Si tenga soprattutto presente che in Italia il credito alle industrie
è finora stato esercitato prevalentemente dagli istituti
di credito ordinario in forme assolutamente contrastanti colla natura
a lungo termine del credito stesso. Le circostanze che già
negli ultimi decenni del secolo scorso avevano portato alla caduta
della Società Generale di Credito Mobiliare non hanno mancato
di ripetersi qualche altra volta nella storia del credito in Italia.

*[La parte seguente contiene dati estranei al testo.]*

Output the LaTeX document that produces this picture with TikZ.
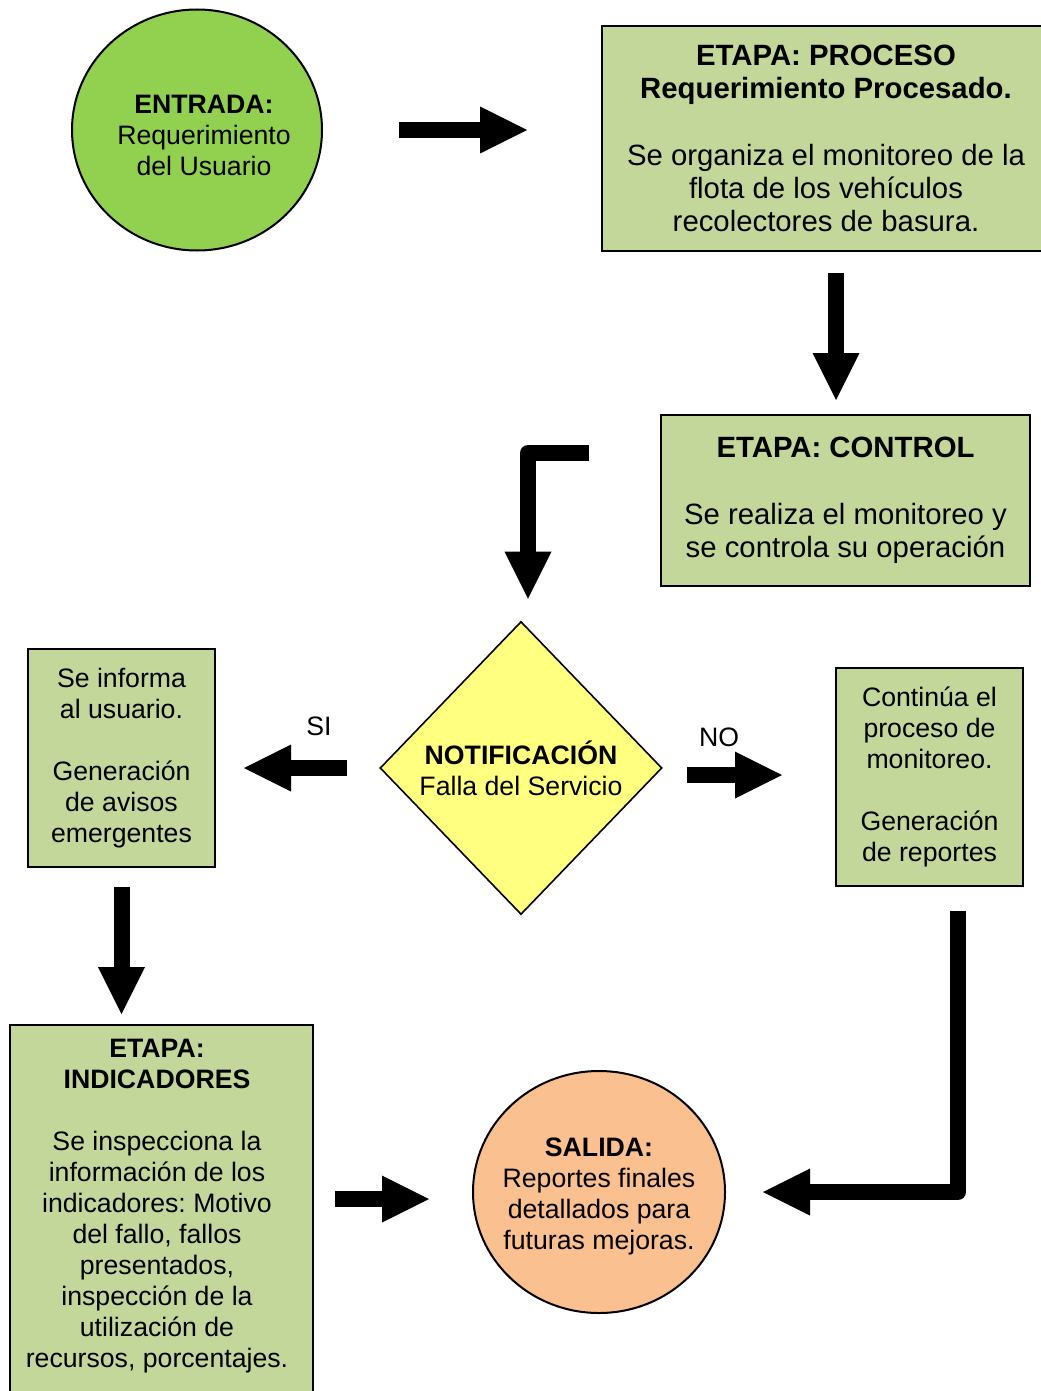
\documentclass[tikz,border=0pt]{standalone}
\usepackage{fontspec}
\setmainfont{Liberation Sans}
\frenchspacing
\usetikzlibrary{arrows.meta,positioning,shapes.geometric}

\definecolor{verdeEntrada}{RGB}{146,208,80}
\definecolor{verdeEtapa}{RGB}{196,215,155}
\definecolor{amarilloNotif}{RGB}{255,255,128}
\definecolor{naranjaSalida}{RGB}{250,192,144}

\tikzset{
  textogrande/.style={font=\fontsize{22}{25}\selectfont},
  textochico/.style={font=\fontsize{20}{23.25}\selectfont},
  etapa/.style={draw, line width=1.5pt, fill=verdeEtapa, align=center, inner sep=0pt},
  circulo/.style={ellipse, draw, line width=1.5pt, align=center, inner sep=0pt, textochico},
  flecha/.style={line width=12pt, line join=round, -{Triangle[length=35.25pt 0, width=35.25pt 0, line width=0pt]}},
}

\begin{document}
\begin{tikzpicture}[x=0.75pt,y=0.75pt,yscale=-1,xscale=1]
\useasboundingbox (0,0) rectangle (1041,1391);

%Shape: Ellipse [id:entrada]
\node [circulo, fill=verdeEntrada, inner xsep=-4pt, minimum width=187.5pt, minimum height=180.75pt] (entrada) at (197,130) {};
% Text Node
\node [textochico, align=center, inner sep=0pt] (entradatexto) at (204,135) {\textbf{ENTRADA:}\\Requerimiento\\del Usuario};
%Shape: Rectangle [id:proceso]
\node [etapa, textogrande, minimum width=336pt, minimum height=168.75pt] (proceso) at (826,138.5) {\textbf{ETAPA: PROCESO}\\\textbf{Requerimiento Procesado.}\\[25pt]Se organiza el monitoreo de la\\flota de los vehículos\\recolectores de basura.};
%Shape: Rectangle [id:control]
\node [etapa, textogrande, minimum width=276.75pt, minimum height=128.25pt] (control) at (845.5,500.5) {\textbf{ETAPA: CONTROL}\\[25pt]Se realiza el monitoreo y\\se controla su operación};
%Shape: Diamond [id:notif]
\node [diamond, draw, line width=1.2pt, fill=amarilloNotif, align=center, inner sep=0pt, textochico, minimum width=211.5pt, minimum height=219.75pt] (notif) at (521,768) {\textbf{NOTIFICACIÓN}\\Falla del Servicio};
%Shape: Rectangle [id:informa]
\node [etapa, textochico, minimum width=140.25pt, minimum height=163.5pt] (informa) at (121.5,758) {Se informa\\al usuario.\\[23.25pt]Generación\\de avisos\\emergentes};
%Shape: Rectangle [id:continua]
\node [etapa, textochico, minimum width=140.25pt, minimum height=163.5pt] (continua) at (929.5,777) {Continúa el\\proceso de\\monitoreo.\\[23.25pt]Generación\\de reportes};
%Shape: Rectangle [id:indicadores]
\node [etapa, minimum width=227.25pt, minimum height=277.5pt] (indicadores) at (161.5,1210) {};
% Text Node
\node [textochico, align=center, inner sep=0pt] (indicadorestexto) at (157,1206) {\textbf{ETAPA:}\\\textbf{INDICADORES}\\[23.25pt]Se inspecciona la\\información de los\\indicadores: Motivo\\del fallo, fallos\\presentados,\\inspección de la\\utilización de\\recursos, porcentajes.};
%Shape: Ellipse [id:salida]
\node [circulo, fill=naranjaSalida, minimum width=189pt, minimum height=181.5pt] (salida) at (599,1192) {};
% Text Node
\node [textochico, align=center, inner sep=0pt] (salidatexto) at (599,1196) {\textbf{SALIDA:}\\Reportes finales\\detallados para\\futuras mejoras.};

%Straight Lines [id:entrada-proceso]
\draw [flecha, shorten <=57pt, shorten >=55.5pt] (entrada.east) -- (entrada.east -| proceso.west) ;
%Straight Lines [id:proceso-control]
\draw [flecha, shorten <=15.75pt, shorten >=10.5pt] ([xshift=7.5pt]proceso.south) -- ([xshift=7.5pt]proceso.south |- control.north) ;
%Elbow Lines [id:control-notif]
\draw [flecha, shorten <=53.25pt, shorten >=16.5pt] ([yshift=-35.6pt]control.west) -| ([xshift=5.25pt]notif.north) ;
%Straight Lines [id:notif-informa]
\draw [flecha, shorten <=24pt, shorten >=21pt] (notif.west) -- (notif.west -| informa.east) ;
%Straight Lines [id:notif-continua]
\draw [flecha, shorten <=18pt, shorten >=39.75pt] ([yshift=5.25pt]notif.east) -- ([yshift=5.25pt]notif.east -| continua.west) ;
%Straight Lines [id:informa-indicadores]
\draw [flecha, shorten <=14.25pt, shorten >=7.5pt] (informa.south) -- (informa.south |- indicadores.north) ;
%Straight Lines [id:indicadores-salida]
\draw [flecha, shorten <=15.75pt, shorten >=32.25pt] ([yshift=-8.25pt]indicadores.east) -- ([yshift=-8.25pt]indicadores.east -| salida.west) ;
%Elbow Lines [id:continua-salida]
\draw [flecha, shorten <=18pt, shorten >=27.75pt] ([xshift=21.4pt]continua.south) |- (salida.east) ;

% Text Node
\node [textochico, inner sep=0.75pt] (si) at (319,726) {SI};
% Text Node
\node [textochico, inner sep=0.75pt] (no) at (719,737) {NO};

\end{tikzpicture}
\end{document}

La necessità di fornire oculatamente il credito a lunga scadenza
all'industria nazionale, senza costringerla a cadere in determinati,
e, a lungo andare, non sani raggruppamenti economico-finanziari,
permane anche in tempi di prosperità. Istituti di credito
parastatali possono compiere questa funzione nella maniera più
efficace. Diremo di più: se per iniziativa privata si vuoi
intendere quella che tende a dar vita ad aziende a carattere individuale
(fra cui prevalgono le medie e piccole) secondo le tradizioni e
le attitudini della classe industriale italiana, che desidera di
vivere autonoma dai grandi raggruppamenti fi-nanziari (i quali spesso
tendono a costituire uno Stato nello Stato) non v'è dubbio
che l'I.M.I. e l'I.R.I. in quanto concedono finanziamenti sotto
forma di mutui a lunga scadenza, sono i più potenti propulsori
dell'iniziativa privata - secondo il principio stabilito nella Carta
dei Lavoro - e della media industria a carattere individuale. È
poi sottinteso che il Regime creando l'I.M.I. e l'I.R.I., come sue
dirette emanazioni, intendeva di dar luogo ad organi tecnico-finanziari
atti ad vigilare affinché l'iniziativa privata sempre secondo
i dettanti della Carta del Lavoro si svolga ognora dentro i confini
dell'interesse nazionale. Così essi, attraverso la concomitante
e approfondita conoscenza, che i loro organi devono possedere, di
tutti i settori del complesso mondo produttivo, e in strettissima
collaborazione cogli organi sindacali interessati e specialmente
colle future corporazioni di categoria, potranno efficacemente contribuire
a quel Potenziamento dell'economia produttiva ispirato a finalità
di carattere generale, orientamento che costituisce la caratteristica
fondamentale dell'ordinamento corporativo.